Mystery, poetry and mountains

Reviewed by Robert P. Moyer

The North Carolina mountains have produced and inspired several fine writers over the years. Bob Moyer takes a look at the last book by one of them, published last September and not to be missed.

ABOVE THE WATERFALL. By Ron Rash. Ecco. 252 pages.

In his latest novel, Ron Rash once again proves his mastery of all things mountain and North Carolina. Throughout these pages, the curve of a mountain road, the fog of a morning, a field of black-eyed susans, all life of a life in the mountains, flow across the pages like paint on a canvas. No one does it better. Yet the author brings to his picture something more than just depiction.

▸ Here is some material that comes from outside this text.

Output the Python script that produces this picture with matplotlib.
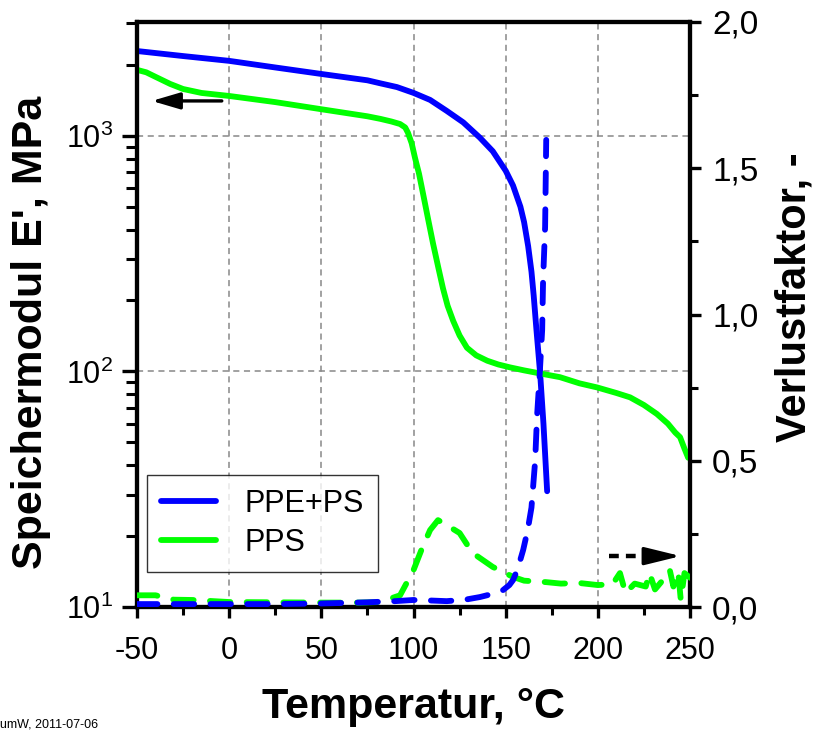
import matplotlib
matplotlib.use("Agg")
import matplotlib.pyplot as plt
from matplotlib.ticker import FixedLocator, LogLocator, NullFormatter, FuncFormatter

plt.rcParams['font.family'] = ['Liberation Sans', 'DejaVu Sans']

# Storage modulus E' (MPa) vs temperature (°C)
T_ppe = [-50, -25, 0, 25, 50, 75, 82, 91, 100, 109, 118, 127, 136, 143, 150, 154, 158, 160, 162.2, 164,
         165.2, 166.7, 168.7, 170.5, 172.5]
E_ppe = [2290, 2180, 2080, 1950, 1830, 1720, 1670, 1610, 1521, 1420, 1276, 1140, 982, 860, 711, 615, 500, 430,
         340, 265, 210, 150, 98, 60, 31]

T_pps = [-50, -45, -40, -32, -25, -15, 0, 25, 49, 75, 82, 88, 92.7, 95.5, 97, 99, 100.8, 103, 105.2, 108,
         110.6, 113.5, 116, 118.5, 121.5, 125, 129, 134, 140, 146, 152.4, 160, 168.7, 179.5, 190, 199.6, 210,
         217.5, 225, 232, 238, 242, 244.6, 247, 249]
E_pps = [1905, 1860, 1780, 1660, 1580, 1520, 1476, 1390, 1300, 1210, 1180, 1150, 1122, 1085, 1030, 930, 807,
         690, 567, 440, 349, 275, 225, 190, 164, 142, 126, 117, 111, 107, 104, 101, 98, 94.5, 89, 85.5, 81,
         77.6, 72, 66, 60, 55, 52.6, 47, 43]

# Loss factor tan delta
T_tan_ppe = [-50, -25, 0, 25, 50, 75, 90, 100, 110, 118, 128, 136, 143, 148.6, 152, 154, 156.5, 159.5, 162,
             164, 166, 167, 168.5, 169.8, 170.3, 171.4, 172]
tan_ppe = [0.01, 0.01, 0.01, 0.01, 0.012, 0.016, 0.02, 0.024, 0.022, 0.02, 0.025, 0.034, 0.045, 0.058, 0.075,
           0.092, 0.13, 0.195, 0.265, 0.34, 0.50, 0.65, 0.80, 0.947, 1.118, 1.30, 1.597]

T_tan_pps = [-50, -40, -30, -20, 0, 25, 50, 70, 82, 92.7, 100, 104.6, 109, 113.3, 118, 125, 132, 143, 154, 160,
             172, 180, 190, 200, 208, 212, 215, 220, 226, 228, 231, 235, 239, 241, 243.6, 245, 247, 250]
tan_pps = [0.04, 0.04, 0.025, 0.024, 0.017, 0.016, 0.015, 0.015, 0.017, 0.04, 0.126, 0.2, 0.263, 0.297, 0.28,
           0.253, 0.185, 0.137, 0.103, 0.09, 0.085, 0.08, 0.082, 0.075, 0.078, 0.116, 0.048, 0.08, 0.07,
           0.116, 0.06, 0.09, 0.127, 0.07, 0.12, 0.024, 0.116, 0.10]

x_ticks = [-50, 0, 50, 100, 150, 200, 250]
y2_ticks = [0.0, 0.5, 1.0, 1.5, 2.0]

blue = '#0000ff'
green = '#00ff00'

fig = plt.figure(figsize=(8.22, 7.33), dpi=100)
ax = fig.add_axes([137/822, 1-607/733, (690-137)/822, (607-22)/733])
ax2 = ax.twinx()

ax.set_yscale('log')
ax.set_xlim(-50, 250)
ax.set_ylim(10, 10**3.483)
ax2.set_ylim(0, 2.0)

lw = 4.2
dash = (0, (3.5, 2.8))
l1, = ax.plot(T_ppe, E_ppe, color=blue, lw=lw, solid_capstyle='round', solid_joinstyle='round',
              label='PPE+PS', zorder=3)
l2, = ax.plot(T_pps, E_pps, color=green, lw=lw, solid_capstyle='round', solid_joinstyle='round',
              label='PPS', zorder=3)
ax2.plot(T_tan_pps, tan_pps, color=green, lw=lw, ls=dash, dash_capstyle='round', zorder=3)
ax2.plot(T_tan_ppe, tan_ppe, color=blue, lw=lw, ls=dash, dash_capstyle='round', zorder=3)

# grid
for gx in [0, 50, 100, 150, 200]:
    ax.axvline(gx, color='#888888', lw=1.1, ls=(0, (4, 3)), zorder=1)
for gy in [100, 1000]:
    ax.axhline(gy, color='#888888', lw=1.1, ls=(0, (4, 3)), zorder=1)

# ticks
ax.xaxis.set_major_locator(FixedLocator(x_ticks))
ax.xaxis.set_minor_locator(FixedLocator([-25, 25, 75, 125, 175, 225]))
ax.set_xticklabels([str(v) for v in x_ticks])
ax.yaxis.set_major_locator(FixedLocator([10, 100, 1000]))
ax.yaxis.set_minor_locator(LogLocator(base=10, subs=range(2, 10)))
ax.yaxis.set_minor_formatter(NullFormatter())
ax.set_yticklabels([r'$\mathregular{10^1}$', r'$\mathregular{10^2}$', r'$\mathregular{10^3}$'])
ax2.yaxis.set_major_locator(FixedLocator(y2_ticks))
ax2.yaxis.set_minor_locator(FixedLocator([0.25, 0.75, 1.25, 1.75]))
ax2.yaxis.set_major_formatter(FuncFormatter(lambda v, p: f'{v:.1f}'.replace('.', ',')))

for a in (ax, ax2):
    a.tick_params(which='major', direction='out', length=8, width=2.4, labelsize=22, pad=6)
    a.tick_params(which='minor', direction='out', length=6, width=2.2)
    for s in a.spines.values():
        s.set_linewidth(3.0)
ax.tick_params(axis='y', right=False)
ax.tick_params(axis='y', which='major', length=11)
ax.tick_params(axis='y', which='minor', length=8)
ax.tick_params(axis='x', which='major', pad=13)
ax2.tick_params(axis='y', which='major', labelsize=24, pad=8)

ax.set_xlabel('Temperatur, °C', fontsize=31, fontweight='bold', labelpad=15)
ax.set_ylabel("Speichermodul E', MPa", fontsize=31, fontweight='bold')
ax2.set_ylabel('Verlustfaktor, -', fontsize=30, fontweight='bold')
ax.yaxis.set_label_coords(-0.155, 0.47)
ax2.yaxis.set_label_coords(1.153, 0.53)

leg = ax.legend(handles=[l1, l2], loc='upper left', bbox_to_anchor=((147-137)/553, 1-(475-22)/585),
                fontsize=22, frameon=True, fancybox=False, edgecolor='black', handlelength=1.8,
                borderpad=0.45, labelspacing=0.3, handletextpad=0.95, borderaxespad=0.0)
leg.get_frame().set_linewidth(1.0)
leg.set_zorder(5)

# arrows
ax.annotate('', xy=(-42, 1406), xytext=(-4, 1406),
            arrowprops=dict(arrowstyle='-|>,head_length=0.85,head_width=0.25', mutation_scale=20,
                            color='black', lw=2.4, shrinkA=0, shrinkB=0), zorder=6)
ax2.plot([206, 229], [0.174, 0.174], color='black', lw=3.2, ls=(0, (2.2, 1.6)), zorder=6)
ax2.annotate('', xy=(245, 0.174), xytext=(229, 0.174),
             arrowprops=dict(arrowstyle='-|>,head_length=1.1,head_width=0.27', mutation_scale=20,
                             color='black', lw=2.4, shrinkA=0, shrinkB=0), zorder=6)

fig.text(0.0, 0.003, 'umW, 2011-07-06', fontsize=9, ha='left', va='bottom')

fig.savefig('out.png', dpi=100)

He puts into his story what isn’t there any more, what is disappearing before our eyes, what the sheriff here calls “…when the world you knew had up and vanished, and you needed to find something to bring that world back, and you weren’t sure that you could.”  Loss, in other words, what has been lost and replaced by meth labs in trailer parks, resorts where fishing ponds once sat, and pawn shops thriving on stolen goods. That’s the mountain life Rash wrangles onto these pages.

The sheriff has suffered as much loss as anyone — the artistic life he could have led, the woman he could have lived that life with, all behind him now, just three weeks before he retires. His “accomplice” Becky, the local park ranger, carries even more sorrow behind her. When fish are poisoned ABOVE THE WATERFALL, the two of them team up to prove that Gerald, the codger who most keeps the old ways alive here, didn’t do it. As they try to solve the larger mystery, the smaller mysteries of their lives unfold.

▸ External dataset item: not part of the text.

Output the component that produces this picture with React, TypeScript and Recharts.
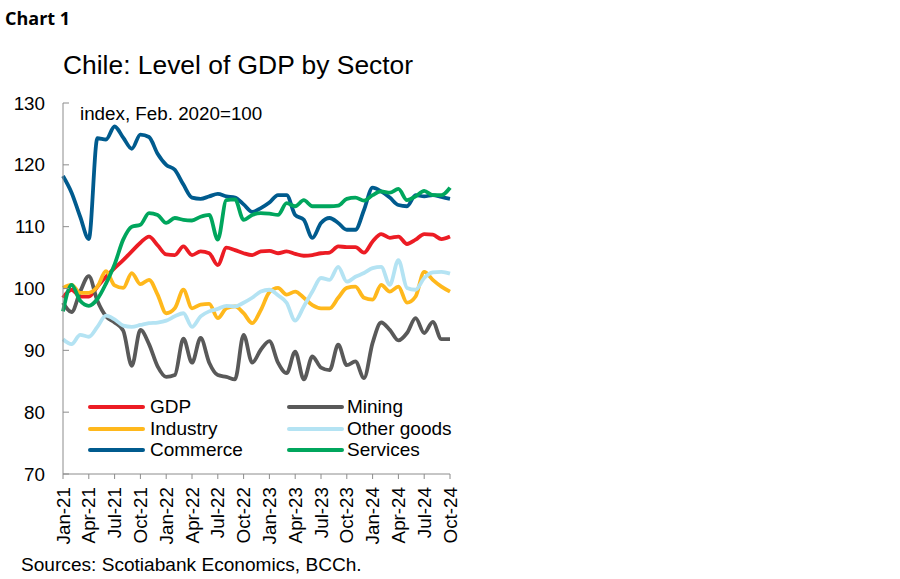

The sheriff owes a debt that he doles out in bits and pieces in the narrative; Becky copes daily with the killer who terrorized her kindergarten, and then the killer she lived with in her 20s. To assuage her pain, she took to the woods with only the books of the poet Gerard Manley Hopkins, and immersed herself in his alliterative poetic mode.

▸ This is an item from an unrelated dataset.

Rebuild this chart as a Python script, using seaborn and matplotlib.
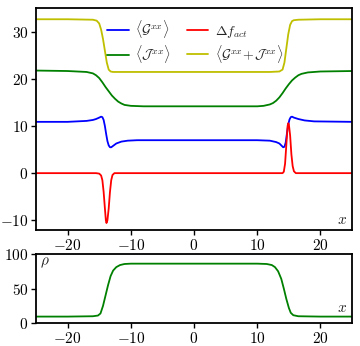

In possibly the most magical passages Rash has ever produced, she heads into nature to collect herself, where she shifts into language suffused with the poetic style of Hopkins, changing sometimes in mid-sentence into the calming comfort of poetry created in that moment: “Caught on an angelica tree, a black snake’s cast-off stocking;” “a world become where wind and water pass past unheard;” and “…after the morning in the school basement, word and wonder and world could be one.”

In other words, Rash not only manifests poetry in Hopkins’ style, he does it with the tongue of a character coming to terms with her trauma. Great writing, as well as poetry as good as any that graces paper between covers anywhere.

With the help of a cell phone he mentions in the first three pages (it doesn’t show up again for about 200 pages), the sheriff solves the mystery of the poisoned fish. He also resolves the incident of the hay baler he mentions in those first pages, the smaller mystery in the plot but so much larger in his life. He heads off to retirement with a serious cash reduction and probably with Becky, who finishes the book with a poem of resolution, both for her and the reader.

No mystery here: Ron Rash is one of our best writers, in or out of the mountains.